**MATERIAL**
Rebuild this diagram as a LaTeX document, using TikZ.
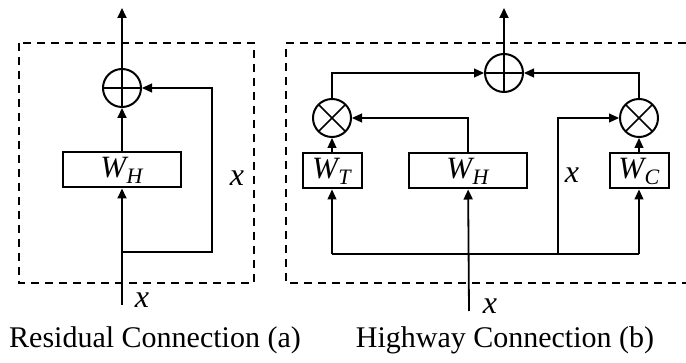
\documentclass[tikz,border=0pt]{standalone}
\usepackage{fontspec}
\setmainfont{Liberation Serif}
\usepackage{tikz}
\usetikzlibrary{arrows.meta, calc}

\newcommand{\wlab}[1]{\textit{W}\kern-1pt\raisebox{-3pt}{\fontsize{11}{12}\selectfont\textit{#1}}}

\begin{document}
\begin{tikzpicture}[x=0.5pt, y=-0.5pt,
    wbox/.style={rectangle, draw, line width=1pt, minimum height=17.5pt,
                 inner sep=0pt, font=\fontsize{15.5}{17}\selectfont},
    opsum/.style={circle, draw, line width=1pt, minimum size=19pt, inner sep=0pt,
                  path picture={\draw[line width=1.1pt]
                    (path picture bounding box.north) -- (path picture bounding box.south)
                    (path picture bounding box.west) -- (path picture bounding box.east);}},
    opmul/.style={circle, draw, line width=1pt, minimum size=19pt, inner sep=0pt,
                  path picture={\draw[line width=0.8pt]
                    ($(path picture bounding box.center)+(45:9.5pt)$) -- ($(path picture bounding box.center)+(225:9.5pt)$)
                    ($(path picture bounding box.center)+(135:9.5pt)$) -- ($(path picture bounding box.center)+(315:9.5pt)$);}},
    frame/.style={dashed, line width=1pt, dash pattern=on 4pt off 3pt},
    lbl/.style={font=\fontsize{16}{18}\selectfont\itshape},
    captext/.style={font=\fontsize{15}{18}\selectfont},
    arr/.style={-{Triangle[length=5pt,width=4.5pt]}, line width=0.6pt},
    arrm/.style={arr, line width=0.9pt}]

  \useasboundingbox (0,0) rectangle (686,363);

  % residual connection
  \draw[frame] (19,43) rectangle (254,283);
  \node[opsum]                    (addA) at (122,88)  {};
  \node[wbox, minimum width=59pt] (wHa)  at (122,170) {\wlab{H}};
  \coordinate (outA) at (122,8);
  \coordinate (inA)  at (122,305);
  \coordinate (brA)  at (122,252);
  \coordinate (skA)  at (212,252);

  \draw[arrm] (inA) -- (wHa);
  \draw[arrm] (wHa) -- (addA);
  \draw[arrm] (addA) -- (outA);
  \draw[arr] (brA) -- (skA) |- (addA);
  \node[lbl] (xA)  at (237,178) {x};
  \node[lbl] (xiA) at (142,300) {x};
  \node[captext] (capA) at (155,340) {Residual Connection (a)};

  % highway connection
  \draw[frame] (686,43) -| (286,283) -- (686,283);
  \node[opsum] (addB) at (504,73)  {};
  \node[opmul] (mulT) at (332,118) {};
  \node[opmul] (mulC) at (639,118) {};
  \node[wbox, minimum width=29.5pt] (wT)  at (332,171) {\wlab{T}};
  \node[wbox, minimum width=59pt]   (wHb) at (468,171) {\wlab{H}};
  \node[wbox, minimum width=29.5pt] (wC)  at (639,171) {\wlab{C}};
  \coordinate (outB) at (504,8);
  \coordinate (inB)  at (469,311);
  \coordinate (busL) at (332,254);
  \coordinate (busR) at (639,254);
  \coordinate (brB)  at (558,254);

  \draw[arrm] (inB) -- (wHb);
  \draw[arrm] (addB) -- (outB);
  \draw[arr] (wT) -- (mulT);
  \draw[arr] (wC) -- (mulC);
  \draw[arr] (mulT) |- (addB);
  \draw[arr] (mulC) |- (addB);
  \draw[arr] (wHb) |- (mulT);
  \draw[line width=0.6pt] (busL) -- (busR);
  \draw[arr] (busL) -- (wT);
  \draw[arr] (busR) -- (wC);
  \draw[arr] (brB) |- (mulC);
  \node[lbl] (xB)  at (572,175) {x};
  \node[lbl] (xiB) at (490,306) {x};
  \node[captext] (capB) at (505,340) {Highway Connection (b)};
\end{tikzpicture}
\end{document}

**WHAT YOU WILL DO**
Repeat the listing in full and exactly. Do not include any images.

**EXERCISE SOLUTION**
Rebuild this diagram as a LaTeX document, using TikZ.
\documentclass[tikz,border=0pt]{standalone}
\usepackage{fontspec}
\setmainfont{Liberation Serif}
\usepackage{tikz}
\usetikzlibrary{arrows.meta, calc}

\newcommand{\wlab}[1]{\textit{W}\kern-1pt\raisebox{-3pt}{\fontsize{11}{12}\selectfont\textit{#1}}}

\begin{document}
\begin{tikzpicture}[x=0.5pt, y=-0.5pt,
    wbox/.style={rectangle, draw, line width=1pt, minimum height=17.5pt,
                 inner sep=0pt, font=\fontsize{15.5}{17}\selectfont},
    opsum/.style={circle, draw, line width=1pt, minimum size=19pt, inner sep=0pt,
                  path picture={\draw[line width=1.1pt]
                    (path picture bounding box.north) -- (path picture bounding box.south)
                    (path picture bounding box.west) -- (path picture bounding box.east);}},
    opmul/.style={circle, draw, line width=1pt, minimum size=19pt, inner sep=0pt,
                  path picture={\draw[line width=0.8pt]
                    ($(path picture bounding box.center)+(45:9.5pt)$) -- ($(path picture bounding box.center)+(225:9.5pt)$)
                    ($(path picture bounding box.center)+(135:9.5pt)$) -- ($(path picture bounding box.center)+(315:9.5pt)$);}},
    frame/.style={dashed, line width=1pt, dash pattern=on 4pt off 3pt},
    lbl/.style={font=\fontsize{16}{18}\selectfont\itshape},
    captext/.style={font=\fontsize{15}{18}\selectfont},
    arr/.style={-{Triangle[length=5pt,width=4.5pt]}, line width=0.6pt},
    arrm/.style={arr, line width=0.9pt}]

  \useasboundingbox (0,0) rectangle (686,363);

  % residual connection
  \draw[frame] (19,43) rectangle (254,283);
  \node[opsum]                    (addA) at (122,88)  {};
  \node[wbox, minimum width=59pt] (wHa)  at (122,170) {\wlab{H}};
  \coordinate (outA) at (122,8);
  \coordinate (inA)  at (122,305);
  \coordinate (brA)  at (122,252);
  \coordinate (skA)  at (212,252);

  \draw[arrm] (inA) -- (wHa);
  \draw[arrm] (wHa) -- (addA);
  \draw[arrm] (addA) -- (outA);
  \draw[arr] (brA) -- (skA) |- (addA);
  \node[lbl] (xA)  at (237,178) {x};
  \node[lbl] (xiA) at (142,300) {x};
  \node[captext] (capA) at (155,340) {Residual Connection (a)};

  % highway connection
  \draw[frame] (686,43) -| (286,283) -- (686,283);
  \node[opsum] (addB) at (504,73)  {};
  \node[opmul] (mulT) at (332,118) {};
  \node[opmul] (mulC) at (639,118) {};
  \node[wbox, minimum width=29.5pt] (wT)  at (332,171) {\wlab{T}};
  \node[wbox, minimum width=59pt]   (wHb) at (468,171) {\wlab{H}};
  \node[wbox, minimum width=29.5pt] (wC)  at (639,171) {\wlab{C}};
  \coordinate (outB) at (504,8);
  \coordinate (inB)  at (469,311);
  \coordinate (busL) at (332,254);
  \coordinate (busR) at (639,254);
  \coordinate (brB)  at (558,254);

  \draw[arrm] (inB) -- (wHb);
  \draw[arrm] (addB) -- (outB);
  \draw[arr] (wT) -- (mulT);
  \draw[arr] (wC) -- (mulC);
  \draw[arr] (mulT) |- (addB);
  \draw[arr] (mulC) |- (addB);
  \draw[arr] (wHb) |- (mulT);
  \draw[line width=0.6pt] (busL) -- (busR);
  \draw[arr] (busL) -- (wT);
  \draw[arr] (busR) -- (wC);
  \draw[arr] (brB) |- (mulC);
  \node[lbl] (xB)  at (572,175) {x};
  \node[lbl] (xiB) at (490,306) {x};
  \node[captext] (capB) at (505,340) {Highway Connection (b)};
\end{tikzpicture}
\end{document}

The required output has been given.